Santiago Alba Rico is a television scriptwriter, playwright and prize-winning author.

——————–

Getting outraged is not enough

Pascual Serrano

The protests that unfolded in Spain on the 15th of May indicate a turning point in the, as I see it, remarkable capacity of Spanish citizens to put up with attacks on their society. As such, they are something very positive, however, they only show outrage. It is true that this is no small thing, but, as Pietro Ingrao has indicated to Stephane Hessel, getting outraged is not enough. You have to get organised, to go into combat with a preconceived and appropriate plan, and keep the struggle going for as long as is needed. None of these questions has been adequately developed, even if the necessary and indispensable phase of outrage has just appeared.

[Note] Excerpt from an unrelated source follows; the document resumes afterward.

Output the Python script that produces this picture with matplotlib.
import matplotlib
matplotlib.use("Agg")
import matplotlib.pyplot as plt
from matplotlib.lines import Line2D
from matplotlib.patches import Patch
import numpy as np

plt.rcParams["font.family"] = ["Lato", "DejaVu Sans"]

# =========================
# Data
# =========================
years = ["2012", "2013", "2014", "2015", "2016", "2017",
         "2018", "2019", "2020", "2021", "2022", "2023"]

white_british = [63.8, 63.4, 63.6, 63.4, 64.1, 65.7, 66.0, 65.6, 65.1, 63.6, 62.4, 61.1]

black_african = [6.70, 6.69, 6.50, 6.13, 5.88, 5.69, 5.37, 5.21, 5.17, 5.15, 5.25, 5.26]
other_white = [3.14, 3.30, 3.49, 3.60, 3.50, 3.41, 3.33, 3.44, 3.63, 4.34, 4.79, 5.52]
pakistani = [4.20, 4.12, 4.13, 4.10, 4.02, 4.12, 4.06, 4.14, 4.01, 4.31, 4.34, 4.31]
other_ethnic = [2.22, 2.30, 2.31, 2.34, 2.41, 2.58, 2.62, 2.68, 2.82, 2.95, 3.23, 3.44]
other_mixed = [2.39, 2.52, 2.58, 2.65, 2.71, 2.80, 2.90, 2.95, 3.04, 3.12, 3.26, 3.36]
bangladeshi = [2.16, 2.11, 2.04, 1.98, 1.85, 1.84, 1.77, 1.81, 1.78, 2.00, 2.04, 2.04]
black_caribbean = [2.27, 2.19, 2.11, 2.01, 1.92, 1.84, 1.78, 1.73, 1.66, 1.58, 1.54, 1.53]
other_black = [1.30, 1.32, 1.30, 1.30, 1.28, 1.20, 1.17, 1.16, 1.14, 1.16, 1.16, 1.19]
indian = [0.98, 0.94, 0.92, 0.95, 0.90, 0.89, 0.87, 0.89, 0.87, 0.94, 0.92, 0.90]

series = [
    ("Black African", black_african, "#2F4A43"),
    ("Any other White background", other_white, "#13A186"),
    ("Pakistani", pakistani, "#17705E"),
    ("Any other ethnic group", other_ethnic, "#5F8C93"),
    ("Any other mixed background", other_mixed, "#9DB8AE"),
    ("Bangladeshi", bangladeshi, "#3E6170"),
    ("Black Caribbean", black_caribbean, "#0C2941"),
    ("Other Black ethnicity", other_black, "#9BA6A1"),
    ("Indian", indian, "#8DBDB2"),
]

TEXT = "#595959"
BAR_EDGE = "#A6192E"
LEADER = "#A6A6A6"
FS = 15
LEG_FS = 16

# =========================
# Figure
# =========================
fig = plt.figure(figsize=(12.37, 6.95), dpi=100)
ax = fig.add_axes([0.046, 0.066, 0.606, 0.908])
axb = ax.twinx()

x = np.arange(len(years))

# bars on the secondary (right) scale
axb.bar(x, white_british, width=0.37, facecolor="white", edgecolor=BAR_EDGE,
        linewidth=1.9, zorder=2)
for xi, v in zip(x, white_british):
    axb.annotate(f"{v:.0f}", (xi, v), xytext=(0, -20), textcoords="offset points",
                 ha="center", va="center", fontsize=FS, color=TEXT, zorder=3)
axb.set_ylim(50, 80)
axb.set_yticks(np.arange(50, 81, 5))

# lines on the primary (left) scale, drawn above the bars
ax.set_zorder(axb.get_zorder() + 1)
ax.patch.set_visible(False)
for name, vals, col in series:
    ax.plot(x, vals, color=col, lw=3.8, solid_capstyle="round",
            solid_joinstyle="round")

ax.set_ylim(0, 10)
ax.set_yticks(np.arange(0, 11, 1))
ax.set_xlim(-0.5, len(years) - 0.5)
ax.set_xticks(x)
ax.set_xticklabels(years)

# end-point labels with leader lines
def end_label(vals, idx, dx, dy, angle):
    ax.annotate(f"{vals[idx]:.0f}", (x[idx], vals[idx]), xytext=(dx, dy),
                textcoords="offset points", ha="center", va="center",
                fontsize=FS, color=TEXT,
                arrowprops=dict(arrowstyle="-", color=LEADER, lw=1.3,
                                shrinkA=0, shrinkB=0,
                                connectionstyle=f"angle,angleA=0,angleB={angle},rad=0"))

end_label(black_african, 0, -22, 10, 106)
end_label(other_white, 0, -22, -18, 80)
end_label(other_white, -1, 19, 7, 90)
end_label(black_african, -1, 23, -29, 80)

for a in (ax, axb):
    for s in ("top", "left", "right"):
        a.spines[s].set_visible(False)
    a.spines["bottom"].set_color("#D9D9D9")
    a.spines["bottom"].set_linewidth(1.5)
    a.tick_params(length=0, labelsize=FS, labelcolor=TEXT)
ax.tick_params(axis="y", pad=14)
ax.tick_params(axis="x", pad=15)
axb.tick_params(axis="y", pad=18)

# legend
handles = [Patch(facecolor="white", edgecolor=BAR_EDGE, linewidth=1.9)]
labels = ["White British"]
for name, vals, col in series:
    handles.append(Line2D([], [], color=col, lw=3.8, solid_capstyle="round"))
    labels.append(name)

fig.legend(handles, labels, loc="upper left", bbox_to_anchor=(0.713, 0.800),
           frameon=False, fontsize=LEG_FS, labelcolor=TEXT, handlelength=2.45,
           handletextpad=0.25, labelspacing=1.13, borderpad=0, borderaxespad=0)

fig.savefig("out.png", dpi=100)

When Franco attempted a coup d’état in 1936, Spanish people did not just get outraged, they mobilised and they confronted it. The indignados must now put forward the ways in which their demands can be met; the letters to Santa Claus that adorn the walls are not enough. They must identify and fight back against the forces that oppose the implementation of their just demands. They need to establish effective organisational forms. They need to maintain unity and they need to get ready for a long struggle. No-one told them it was going to be easy; it is simply indispensible in order to survive with dignity.

Pascual Serrano is a journalist and essayist. His articles have appeared in Público, Diagonal and Le Monde diplomatique.